3 years and still just as interesting as ever. Great work.

I also like how you somehow managed to fish Po'pay out from the sea of butterflies and give him the empire he always wanted...for longer than OTL, at least.

Can someone remind me again how TTL's New Zealand got called Antarctica? Since the 'Arctic' is still used to refer to the polar circle in the northern hemisphere, it would only make sense that the 'Antarctic' would be in the south polar circle. What does TTL's Antarctica get called? (If it's called Australia, I swear...)
 
"Now this is a story all about how my life got flipped, turned upside down, and I'd like to take a minute just sit right there and I'll tell you how I met the chiefs of a town called Belair."

3 years and still just as interesting as ever. Great work.

Thank you! Will probably be stretching out for a few more years, given grad schoolwork. But this is a fun project, and I'm not in a hurry to see it end.

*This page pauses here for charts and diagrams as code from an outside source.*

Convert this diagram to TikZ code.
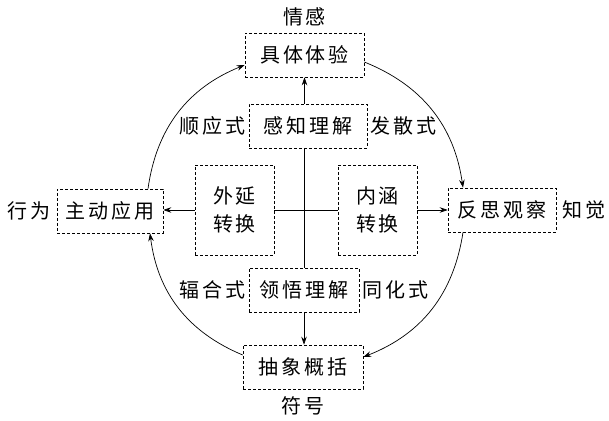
\documentclass[tikz,border=0pt]{standalone}
\usepackage{fontspec}
\newfontfamily\cjk[LetterSpace=14]{Noto Sans CJK SC}
\usetikzlibrary{positioning, arrows.meta}

\begin{document}
\begin{tikzpicture}[x=1pt, y=1pt, >={Stealth[length=8pt,width=5.5pt]},
	box/.style={draw, densely dashed, line width=.6pt, minimum height=44pt, inner xsep=3pt},
	bigbox/.style={box, align=center, minimum width=79pt, minimum height=90pt},
	tag/.style={inner sep=1pt}]
	\cjk\fontsize{20}{28}\selectfont
	\useasboundingbox (0,0) rectangle (609,420);
	\node[box, minimum width=119pt] (ju) at (304.5,365) {具体体验};
	\node[box, minimum width=118pt] (ganzhi) at (308,294) {感知理解};
	\node[box, minimum width=106pt] (zhudong) at (110,209) {主动应用};
	\node[bigbox] (waiyan) at (234.5,210) {外延\\转换};
	\node[bigbox] (neihan) at (377.5,210) {内涵\\转换};
	\node[box, minimum width=108pt] (fansi) at (502,210) {反思观察};
	\node[box, minimum width=110pt] (lingwu) at (304,130) {领悟理解};
	\node[box, minimum width=120pt] (chouxiang) at (303,53) {抽象概括};

	% --- labels round the cycle ---
	\node[tag, above=5pt of ju] (qinggan) {情感};
	\node[tag, below=6pt of chouxiang] (fuhao) {符号};
	\node[tag, left=5pt of zhudong] (xingwei) {行为};
	\node[tag, right=5pt of fansi] (zhijue) {知觉};
	\node[tag, left=2pt of ganzhi] (shunying) {顺应式};
	\node[tag, right=2pt of ganzhi] (fasan) {发散式};
	\node[tag, left=2pt of lingwu] (fuhe) {辐合式};
	\node[tag, right=2pt of lingwu] (tonghua) {同化式};

	% --- axes ---
	\draw[line width=.7pt] (lingwu.north) -- (lingwu.north |- ganzhi.south);
	\draw[line width=.7pt] (waiyan.east) -- (neihan.west);
	\draw[->, line width=.7pt] (ganzhi.north -| ju.south) -- (ju.south);
	\draw[->, line width=.7pt] (lingwu.south) -- (lingwu.south |- chouxiang.north);
	\draw[->, line width=.7pt] (waiyan.west) -- (waiyan.west -| zhudong.east);
	\draw[->, line width=.7pt] (neihan.east) -- (neihan.east -| fansi.west);

	% --- cycle ---
	\draw[->, line width=.7pt] ([xshift=38pt]zhudong.north) to[bend left=30] ([yshift=-10pt]ju.west);
	\draw[->, line width=.7pt] ([yshift=-7pt]ju.east) to[bend left=30] ([xshift=-39pt]fansi.north);
	\draw[->, line width=.7pt] ([xshift=-39pt]fansi.south) to[bend left=30] ([yshift=10pt]chouxiang.east);
	\draw[->, line width=.7pt] ([yshift=12pt]chouxiang.west) to[bend left=30] ([xshift=40pt]zhudong.south);
\end{tikzpicture}
\end{document}
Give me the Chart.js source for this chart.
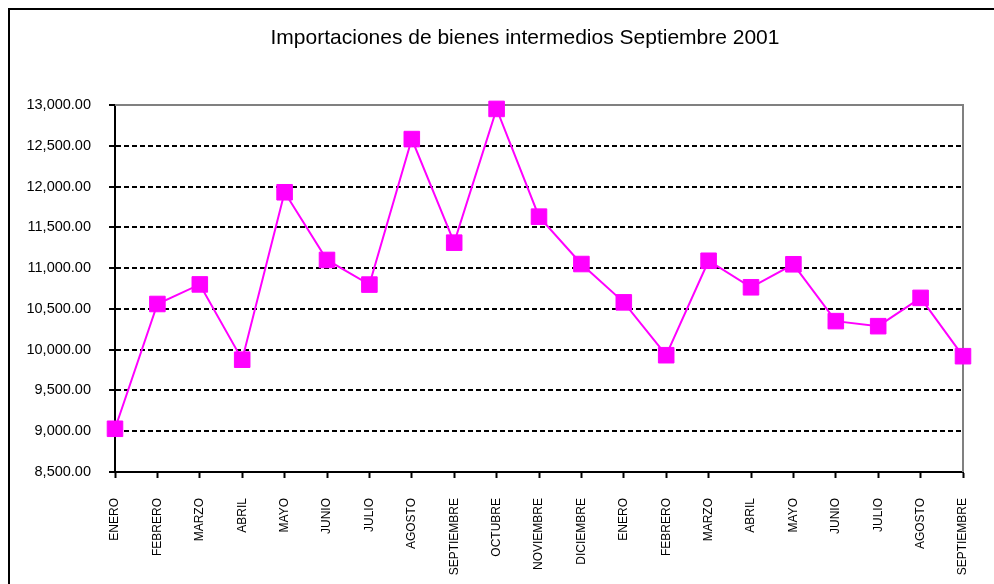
<!DOCTYPE html>
<html>
<head>
<meta charset="utf-8">
<script src="https://cdn.jsdelivr.net/npm/chart.js@4"></script>
<style>
  html, body { margin: 0; padding: 0; background: #fff; }
  #wrap { width: 994px; height: 584px; }
</style>
</head>
<body>
<div id="wrap"><canvas id="chart" width="994" height="584"></canvas></div>
<script>
// --- DATA ---
const months = ['ENERO', 'FEBRERO', 'MARZO', 'ABRIL', 'MAYO', 'JUNIO', 'JULIO', 'AGOSTO',
    'SEPTIEMBRE', 'OCTUBRE', 'NOVIEMBRE', 'DICIEMBRE', 'ENERO', 'FEBRERO', 'MARZO', 'ABRIL',
    'MAYO', 'JUNIO', 'JULIO', 'AGOSTO', 'SEPTIEMBRE'];
const imports = [9030, 10560, 10800, 9877, 11930, 11100, 10798, 12582, 11312, 12952,
    11631, 11050, 10580, 9932, 11090, 10765, 11047, 10350, 10288, 10635, 9920];
const titleText = 'Importaciones de bienes intermedios Septiembre 2001';
const yMin = 8500;
const yMax = 13000;
const yStep = 500;

const FONT = '"Liberation Sans", Arial, sans-serif';

// frame, title and grey plot border (top + right)
const decor = {
    id: 'decor',
    beforeDraw(chart) {
        const ctx = chart.ctx;
        ctx.save();
        ctx.strokeStyle = '#000';
        ctx.lineWidth = 2;
        ctx.strokeRect(9, 9, 1100, 700);
        ctx.fillStyle = '#000';
        ctx.font = '21px ' + FONT;
        ctx.textAlign = 'center';
        ctx.textBaseline = 'middle';
        ctx.fillText(titleText, 525, 38);
        ctx.restore();
    },
    beforeDatasetsDraw(chart) {
        const { ctx, chartArea: a } = chart;
        ctx.save();
        ctx.strokeStyle = '#808080';
        ctx.lineWidth = 2;
        ctx.beginPath();
        ctx.moveTo(a.left, a.top);
        ctx.lineTo(a.right, a.top);
        ctx.lineTo(a.right, a.bottom);
        ctx.stroke();
        ctx.restore();
    }
};

new Chart(document.getElementById('chart'), {
    type: 'line',
    data: {
        labels: months,
        datasets: [{
            data: imports,
            borderColor: '#ff00ff',
            backgroundColor: '#ff00ff',
            borderWidth: 2,
            pointStyle: 'rect',
            pointRadius: 11,
            pointBorderWidth: 1,
            pointBackgroundColor: '#ff00ff',
            pointBorderColor: '#ff00ff',
            tension: 0,
            clip: false
        }]
    },
    options: {
        responsive: false,
        animation: false,
        layout: { padding: { top: 105, right: 31, bottom: 0, left: 0 } },
        plugins: {
            legend: { display: false },
            tooltip: { enabled: false },
            title: { display: false }
        },
        scales: {
            x: {
                offset: false,
                border: { color: '#000', width: 2 },
                grid: { color: 'transparent', drawTicks: true, tickLength: 6, tickColor: '#000', tickWidth: 2 },
                ticks: {
                    color: '#000',
                    font: { family: FONT, size: 12 },
                    minRotation: 90,
                    maxRotation: 90,
                    autoSkip: false,
                    padding: 20
                },
                afterFit(scale) {
                    scale.height = 112;
                    scale.paddingLeft = 0;
                    scale.paddingRight = 0;
                }
            },
            y: {
                min: yMin,
                max: yMax,
                border: { color: '#000', width: 2, dash: [5, 3] },
                grid: {
                    color: ctx => (ctx.tick && (ctx.tick.value === yMax || ctx.tick.value === yMin)) ? 'transparent' : '#000',
                    lineWidth: 2,
                    drawTicks: true,
                    tickLength: 6,
                    tickColor: '#000',
                    tickWidth: 2,
                    tickBorderDash: []
                },
                ticks: {
                    stepSize: yStep,
                    color: '#000',
                    font: { family: FONT, size: 14.5 },
                    padding: 18,
                    callback: v => v.toLocaleString('en-US', { minimumFractionDigits: 2, maximumFractionDigits: 2 })
                },
                afterFit(scale) {
                    scale.width = 115;
                    scale.paddingTop = 0;
                    scale.paddingBottom = 0;
                }
            }
        }
    },
    plugins: [decor]
});
</script>
</body>
</html>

I also like how you somehow managed to fish Po'pay out from the sea of butterflies and give him the empire he always wanted...for longer than OTL, at least.

Reading about OTL's Po'pay made me appreciate how great a decentralized political structure could be. Had he lead a revolution in a modern nation-state, he would have been a dictator. But in a tribal confederacy, once the need for his leadership was over people could just go to ignoring him when he forbade all Spanish goods such as watermelons.

Can someone remind me again how TTL's New Zealand got called Antarctica? Since the 'Arctic' is still used to refer to the polar circle in the northern hemisphere, it would only make sense that the 'Antarctic' would be in the south polar circle. What does TTL's Antarctica get called? (If it's called Australia, I swear...)

My decision to name it "Antarctica" was basically to make a homage to the French South American colony France Antarctique. Within the story, it was named "Terra Nova" and was given the additional label "Antarctica" to differentiate it from the northern Tierranueva, which is OTL's Newfoundland. Basically it's the opposite (ant) of the northern (arctic) Tierranueva. In popular usage, the term Terra Nova dropped off pretty quickly and by the end of the 18th century it will be almost entirely known as Antarctica.
 
How could I have missed this update? I do wonder what the Danes are doing there; they went out of their way to barely scrape enough ships for their Indian possessions, let alone New Zealand.

Also, when did Britain pick up the former Kingdom of Nima and northern Luzon?